For Google Cloud issues, please direct support requests to Google Cloud Support.
For Slurm and slurm-gcp
issues, please direct support
requests to SchedMD Support.
There are numerous things that could cause strange or undesired behavior. They
could originate from Google Cloud or from the Slurm scripts
provided by slurm-gcp
. You should always check logs to locate errors and
warning being reported by the cluster instances and Google Cloud.
Google Cloud Logging makes it easy to
monitor project activity, including all Slurm logs from each instance, by
collating all logging within the project into one place.
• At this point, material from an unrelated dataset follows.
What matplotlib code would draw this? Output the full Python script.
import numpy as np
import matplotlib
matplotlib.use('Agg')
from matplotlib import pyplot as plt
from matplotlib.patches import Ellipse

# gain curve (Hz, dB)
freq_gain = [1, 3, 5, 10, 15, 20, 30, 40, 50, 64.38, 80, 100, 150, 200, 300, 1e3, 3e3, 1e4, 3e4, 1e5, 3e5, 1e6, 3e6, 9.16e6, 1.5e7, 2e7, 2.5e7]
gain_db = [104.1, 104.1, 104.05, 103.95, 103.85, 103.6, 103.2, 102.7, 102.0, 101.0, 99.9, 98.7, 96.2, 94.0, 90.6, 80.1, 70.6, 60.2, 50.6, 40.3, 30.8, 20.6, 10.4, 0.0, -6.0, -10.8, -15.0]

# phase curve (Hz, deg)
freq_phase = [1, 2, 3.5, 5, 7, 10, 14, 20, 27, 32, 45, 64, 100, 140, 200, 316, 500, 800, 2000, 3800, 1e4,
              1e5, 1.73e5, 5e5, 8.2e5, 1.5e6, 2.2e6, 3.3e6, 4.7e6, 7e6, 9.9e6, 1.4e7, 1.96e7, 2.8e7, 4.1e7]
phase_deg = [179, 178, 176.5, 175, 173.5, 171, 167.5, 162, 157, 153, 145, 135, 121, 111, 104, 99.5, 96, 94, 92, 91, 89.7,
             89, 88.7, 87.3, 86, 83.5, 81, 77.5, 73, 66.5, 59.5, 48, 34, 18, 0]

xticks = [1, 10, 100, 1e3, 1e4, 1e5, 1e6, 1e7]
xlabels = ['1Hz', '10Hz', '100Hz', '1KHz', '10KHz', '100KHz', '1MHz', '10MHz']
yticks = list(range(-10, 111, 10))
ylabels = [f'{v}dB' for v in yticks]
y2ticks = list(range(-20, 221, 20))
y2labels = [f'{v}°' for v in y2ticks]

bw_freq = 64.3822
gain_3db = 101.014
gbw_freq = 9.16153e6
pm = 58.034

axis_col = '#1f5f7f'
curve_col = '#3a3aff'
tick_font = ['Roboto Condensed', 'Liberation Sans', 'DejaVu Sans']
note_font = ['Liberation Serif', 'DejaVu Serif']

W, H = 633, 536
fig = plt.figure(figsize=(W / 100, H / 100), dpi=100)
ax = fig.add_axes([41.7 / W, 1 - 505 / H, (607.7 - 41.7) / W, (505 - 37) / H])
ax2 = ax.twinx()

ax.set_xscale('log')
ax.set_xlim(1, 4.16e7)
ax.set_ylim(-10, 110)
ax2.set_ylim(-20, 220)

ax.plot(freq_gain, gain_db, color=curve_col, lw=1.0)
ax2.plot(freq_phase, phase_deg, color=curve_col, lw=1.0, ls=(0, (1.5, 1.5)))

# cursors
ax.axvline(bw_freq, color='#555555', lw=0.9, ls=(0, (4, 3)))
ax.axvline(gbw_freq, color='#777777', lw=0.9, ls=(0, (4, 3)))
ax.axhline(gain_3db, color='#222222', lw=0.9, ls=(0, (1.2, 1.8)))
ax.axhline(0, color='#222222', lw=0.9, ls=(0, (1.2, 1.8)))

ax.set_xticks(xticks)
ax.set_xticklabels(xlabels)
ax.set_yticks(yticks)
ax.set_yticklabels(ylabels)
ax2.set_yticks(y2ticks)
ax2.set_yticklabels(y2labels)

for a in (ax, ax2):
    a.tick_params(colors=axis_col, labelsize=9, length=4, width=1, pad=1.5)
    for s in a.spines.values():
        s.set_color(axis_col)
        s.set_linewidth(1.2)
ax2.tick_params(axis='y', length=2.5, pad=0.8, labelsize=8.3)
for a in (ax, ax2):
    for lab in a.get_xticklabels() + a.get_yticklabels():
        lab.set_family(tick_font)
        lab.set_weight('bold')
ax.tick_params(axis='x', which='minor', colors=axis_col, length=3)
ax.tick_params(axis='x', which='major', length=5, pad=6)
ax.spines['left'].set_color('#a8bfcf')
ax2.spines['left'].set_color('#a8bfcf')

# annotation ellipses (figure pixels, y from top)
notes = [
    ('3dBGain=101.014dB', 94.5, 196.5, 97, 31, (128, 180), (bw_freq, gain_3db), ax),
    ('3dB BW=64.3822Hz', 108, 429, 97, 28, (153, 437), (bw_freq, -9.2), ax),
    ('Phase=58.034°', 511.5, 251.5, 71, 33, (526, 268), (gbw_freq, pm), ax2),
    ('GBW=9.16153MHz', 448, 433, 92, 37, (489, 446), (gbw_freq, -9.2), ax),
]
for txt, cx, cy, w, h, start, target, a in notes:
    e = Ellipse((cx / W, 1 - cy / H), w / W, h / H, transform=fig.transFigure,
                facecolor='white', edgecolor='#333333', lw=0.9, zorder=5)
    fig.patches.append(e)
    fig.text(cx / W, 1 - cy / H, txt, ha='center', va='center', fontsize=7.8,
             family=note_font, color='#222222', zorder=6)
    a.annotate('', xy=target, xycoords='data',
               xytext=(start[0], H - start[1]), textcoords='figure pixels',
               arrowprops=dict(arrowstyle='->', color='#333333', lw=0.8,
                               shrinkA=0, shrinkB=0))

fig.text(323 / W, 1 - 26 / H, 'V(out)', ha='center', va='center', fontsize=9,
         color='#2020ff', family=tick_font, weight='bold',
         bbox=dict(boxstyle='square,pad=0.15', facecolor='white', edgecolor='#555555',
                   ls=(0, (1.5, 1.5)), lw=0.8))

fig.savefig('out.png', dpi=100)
Optionally, you can directly check messages/syslog, Slurm logs, and Slurm script logs on each instance.
- syslog ( HINT:
grep "startup-script" $LOG
)/var/log/messages
/var/log/syslog
- Slurm
/var/log/slurm/slurmctld.log
/var/log/slurm/slurmdbd.log
/var/log/slurm/slurmrestd.log
/var/log/slurm/slurmd-%n.log
- Slurm scripts
/var/log/slurm/resume.log
/var/log/slurm/suspend.log
Additionally, increasing Slurm log verbosity level and or adding DebugFlags may be useful for tracing any errors or warnings.
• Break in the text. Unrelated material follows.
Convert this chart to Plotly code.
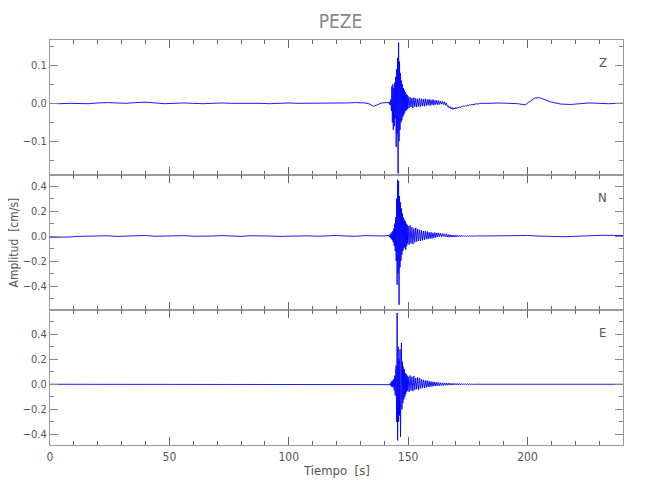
import plotly.graph_objects as go

# ---------------- data (cm/s) ----------------
TITLE = "PEZE"
CHANNELS = ["Z", "N", "E"]
X_TICKS = [0, 50, 100, 150, 200]

PRE_T = [0, 4, 8, 12, 16, 20, 24, 28, 32, 36, 40, 44, 48, 52, 56, 60, 64, 68,
         72, 76, 80, 84, 88, 92, 96, 100, 104, 108, 112, 116, 120, 124, 128,
         132, 136, 140]
BURST_T = [round(142.0 + 0.2 * i, 1) for i in range(41)]   # 142.0 .. 150.0
CODA_T = [round(150.4 + 0.4 * i, 1) for i in range(75)]    # 150.4 .. 180.0
POST_T = [184, 188, 192, 196, 200, 204, 208, 212, 216, 220, 224, 228, 232, 236, 240]

# Z component
Z_PRE_T = [0, 4, 8, 12, 16, 20, 24, 28, 32, 36, 40, 44, 48, 52, 56, 60, 64, 68,
           72, 76, 80, 84, 88, 92, 96, 100, 104, 108, 112, 116, 120, 124, 128,
           132, 134, 135.5, 137, 139, 141]
Z_PRE = [0.000, -0.001, 0.000, 0.000, -0.001, 0.001, 0.002, 0.001, 0.000, 0.002,
         0.003, 0.001, -0.001, 0.000, 0.001, 0.000, -0.001, 0.000, 0.001, 0.000,
         0.000, 0.001, 0.000, -0.001, 0.000, 0.001, 0.000, 0.000, 0.001, 0.000,
         0.000, 0.001, 0.002, 0.001, -0.002, -0.008, -0.004, 0.001, 0.002]
Z_BURST = [0.002, -0.003, 0.004, -0.004, 0.010, -0.020, 0.045, -0.050, 0.050, -0.070,
           0.040, -0.060, 0.055, -0.040, 0.070, -0.115, 0.090, -0.080, 0.120, -0.185,
           0.160, -0.100, 0.110, -0.070, 0.080, -0.050, 0.060, -0.045, 0.050, -0.035,
           0.040, -0.030, 0.035, -0.025, 0.030, -0.020, 0.025, -0.018, 0.022, -0.015,
           0.018]
Z_CODA = [-0.012, 0.016, -0.010, 0.014, -0.012, 0.015, -0.009, 0.013, -0.010, 0.012,
          -0.008, 0.013, -0.009, 0.012, -0.007, 0.011, -0.008, 0.012, -0.006, 0.010,
          -0.005, 0.011, -0.006, 0.009, -0.004, 0.010, -0.005, 0.008, -0.003, 0.008,
          -0.004, 0.007, -0.003, 0.006, -0.002, 0.005, -0.003, 0.004, -0.005, 0.001,
          -0.008, -0.006, -0.012, -0.009, -0.015, -0.011, -0.016, -0.012, -0.015, -0.011,
          -0.014, -0.010, -0.012, -0.009, -0.011, -0.008, -0.009, -0.007, -0.008, -0.006,
          -0.007, -0.005, -0.006, -0.004, -0.005, -0.003, -0.004, -0.003, -0.003, -0.002,
          -0.002, -0.001, -0.002, -0.001, 0.000]
Z_POST_T = [184, 188, 192, 196, 199, 201, 203, 205, 207, 210, 214, 218, 222, 226,
            230, 234, 238, 240]
Z_POST = [0.000, 0.001, 0.000, -0.001, -0.004, 0.006, 0.014, 0.015, 0.010, 0.003,
          -0.002, -0.003, -0.001, 0.001, 0.000, -0.001, 0.000, 0.000]

# N component
N_PRE = [-0.010, -0.012, -0.008, -0.003, 0.000, 0.005, 0.002, -0.003, 0.000, 0.006,
         0.004, -0.002, 0.000, 0.004, 0.003, -0.002, -0.004, 0.000, 0.003, 0.000,
         -0.003, 0.002, 0.004, 0.000, -0.003, 0.000, 0.003, 0.001, -0.002, 0.002,
         0.004, 0.000, -0.002, 0.003, 0.001, 0.000]
N_BURST = [0.005, -0.008, 0.012, -0.015, 0.020, -0.025, 0.030, -0.035, 0.040, -0.050,
           0.060, -0.080, 0.100, -0.120, 0.150, -0.200, 0.300, -0.390, 0.450, -0.300,
           0.440, -0.550, 0.320, -0.250, 0.270, -0.200, 0.220, -0.150, 0.180, -0.120,
           0.150, -0.100, 0.130, -0.090, 0.120, -0.110, 0.100, -0.080, 0.090, -0.060,
           0.080]
N_CODA = [-0.070, 0.085, -0.060, 0.070, -0.065, 0.060, -0.050, 0.065, -0.045, 0.055,
          -0.040, 0.050, -0.040, 0.045, -0.035, 0.040, -0.030, 0.040, -0.025, 0.035,
          -0.025, 0.030, -0.020, 0.030, -0.020, 0.025, -0.015, 0.028, -0.012, 0.025,
          -0.008, 0.025, -0.005, 0.022, -0.006, 0.020, -0.004, 0.018, -0.006, 0.015,
          -0.008, 0.012, -0.010, 0.010, -0.008, 0.008, -0.009, 0.007, -0.008, 0.006,
          -0.007, 0.005, -0.006, 0.004, -0.006, 0.004, -0.005, 0.003, -0.005, 0.003,
          -0.004, 0.003, -0.004, 0.002, -0.003, 0.002, -0.003, 0.002, -0.002, 0.002,
          -0.002, 0.002, -0.001, 0.001, 0.000]
N_POST = [0.002, 0.004, 0.005, 0.006, 0.004, 0.000, -0.004, -0.007, -0.006, -0.002,
          0.002, 0.004, 0.006, 0.005, 0.004]

# E component
E_PRE = [0.000, 0.000, 0.001, 0.000, -0.001, 0.000, 0.000, 0.001, 0.000, 0.000,
         -0.001, 0.000, 0.000, 0.001, 0.000, 0.000, 0.000, -0.001, 0.000, 0.000,
         0.001, 0.000, 0.000, 0.000, -0.001, 0.000, 0.000, 0.001, 0.000, 0.000,
         0.000, -0.001, 0.000, 0.000, 0.001, 0.000]
E_BURST = [0.002, -0.003, 0.005, -0.008, 0.012, -0.018, 0.025, -0.020, 0.030, -0.025,
           0.040, -0.050, 0.070, -0.090, 0.120, 0.150, -0.300, 0.570, -0.450, 0.300,
           -0.300, 0.200, -0.250, 0.280, -0.420, -0.200, 0.330, -0.200, 0.180, -0.150,
           0.140, -0.120, 0.120, -0.100, 0.090, -0.080, 0.080, -0.060, 0.070, -0.050,
           0.060]
E_CODA = [-0.060, 0.070, -0.050, 0.060, -0.055, 0.065, -0.045, 0.050, -0.040, 0.055,
          -0.045, 0.050, -0.035, 0.040, -0.030, 0.035, -0.030, 0.030, -0.025, 0.030,
          -0.022, 0.025, -0.020, 0.022, -0.018, 0.020, -0.015, 0.018, -0.014, 0.016,
          -0.012, 0.014, -0.012, 0.012, -0.010, 0.012, -0.010, 0.010, -0.008, 0.010,
          -0.008, 0.009, -0.007, 0.008, -0.007, 0.007, -0.006, 0.007, -0.005, 0.006,
          -0.005, 0.006, -0.005, 0.005, -0.004, 0.005, -0.004, 0.004, -0.003, 0.004,
          -0.003, 0.003, -0.003, 0.003, -0.002, 0.002, -0.002, 0.002, -0.002, 0.002,
          -0.001, 0.001, -0.001, 0.001, 0.000]
E_POST = [0.000, 0.000, 0.001, 0.000, 0.000, -0.001, 0.000, 0.000, 0.001, 0.000,
          0.000, 0.000, -0.001, 0.000, 0.000]

Y_RANGES = [[-0.189, 0.167], [-0.592, 0.488], [-0.486, 0.594]]
Y_DTICK = [0.1, 0.2, 0.2]
Y_MINOR = [0.05, 0.1, 0.1]


def join(parts):
    ts, vs = [], []
    for t, v in parts:
        n = min(len(t), len(v))
        ts += list(t[:n])
        vs += list(v[:n])
    return ts, vs


series = [
    join([(Z_PRE_T, Z_PRE), (BURST_T, Z_BURST), (CODA_T, Z_CODA), (Z_POST_T, Z_POST)]),
    join([(PRE_T, N_PRE), (BURST_T, N_BURST), (CODA_T, N_CODA), (POST_T, N_POST)]),
    join([(PRE_T, E_PRE), (BURST_T, E_BURST), (CODA_T, E_CODA), (POST_T, E_POST)]),
]

# ---------------- figure ----------------
FONT = "Liberation Sans Narrow, DejaVu Sans Condensed, Arial Narrow, sans-serif"
AXC = "#9a9a9a"
TXC = "#555555"

fig = go.Figure()
domains = [[2 / 3, 1.0], [1 / 3, 2 / 3], [0.0, 1 / 3]]

for i, (t, v) in enumerate(series):
    k = "" if i == 0 else str(i + 1)
    fig.add_trace(go.Scatter(x=t, y=v, mode="lines",
                             line=dict(color="#0000ff", width=0.9),
                             xaxis="x" + k, yaxis="y" + k, showlegend=False,
                             hoverinfo="skip"))
    fig.layout["xaxis" + k] = dict(
        domain=[0, 1], anchor="y" + k, range=[0, 240],
        tickvals=X_TICKS, ticktext=[str(x) for x in X_TICKS],
        showticklabels=(i == 2), ticks="inside", ticklen=8, tickwidth=1,
        tickcolor="#666666", mirror="allticks", showline=True,
        linecolor=AXC, linewidth=1.2, showgrid=False, zeroline=False,
        minor=dict(dtick=10, tick0=0, ticks="inside", ticklen=4,
                   tickcolor="#666666", showgrid=False),
        tickfont=dict(family=FONT, size=12, color=TXC),
    )
    fig.layout["yaxis" + k] = dict(
        domain=domains[i], anchor="x" + k, range=Y_RANGES[i],
        dtick=Y_DTICK[i], tick0=0, tickformat=".1f",
        ticks="inside", ticklen=8, tickwidth=1, tickcolor="#888888",
        mirror="allticks", showline=True, linecolor=AXC, linewidth=1.2,
        showgrid=False, zeroline=False,
        minor=dict(dtick=Y_MINOR[i], tick0=0, ticks="inside", ticklen=4,
                   tickcolor="#888888", showgrid=False),
        tickfont=dict(family=FONT, size=11, color=TXC),
    )

label_y = [0.945, 0.61, 0.277]
for name, yy in zip(CHANNELS, label_y):
    fig.add_annotation(text=name, xref="paper", yref="paper", x=0.965, y=yy,
                       showarrow=False, xanchor="center", yanchor="middle",
                       font=dict(family=FONT, size=13, color=TXC))

fig.add_annotation(text="Amplitud  [cm/s]", xref="paper", yref="paper",
                   x=-0.063, y=0.5, textangle=-90, showarrow=False,
                   xanchor="center", yanchor="middle",
                   font=dict(family=FONT, size=12, color=TXC))
fig.add_annotation(text="Tiempo  [s]", xref="paper", yref="paper",
                   x=0.5, y=-0.062, showarrow=False,
                   xanchor="center", yanchor="middle",
                   font=dict(family=FONT, size=13, color=TXC))

# page body adds an 8px offset; figure sized so plot area lands where the reference has it
fig.update_layout(
    width=642, height=492,
    margin=dict(l=41.5, r=26.5, t=32, b=55),
    paper_bgcolor="white", plot_bgcolor="white",
    title=dict(text=TITLE, x=0.518, xanchor="center", y=0.972, yanchor="middle",
               font=dict(family=FONT, size=19, color="#888888")),
)

fig.write_html("out.html")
$ scontrol setdebug debug2
$ scontrol setdebugflags +power
Upon startup-script failure, all users should be notified via wall
and motd
.
Check /slurm/scripts/setup.log
for details about the failure.
Google Cloud has quota limits. Instances can fail to be deployed because they would exceed your CPU limits. Additionally, instance deployments can be throttled because of quota limits placed on API requests. If you are experiencing these quota limits with your cluster, consider requesting a limit increase to better meet your cluster demands.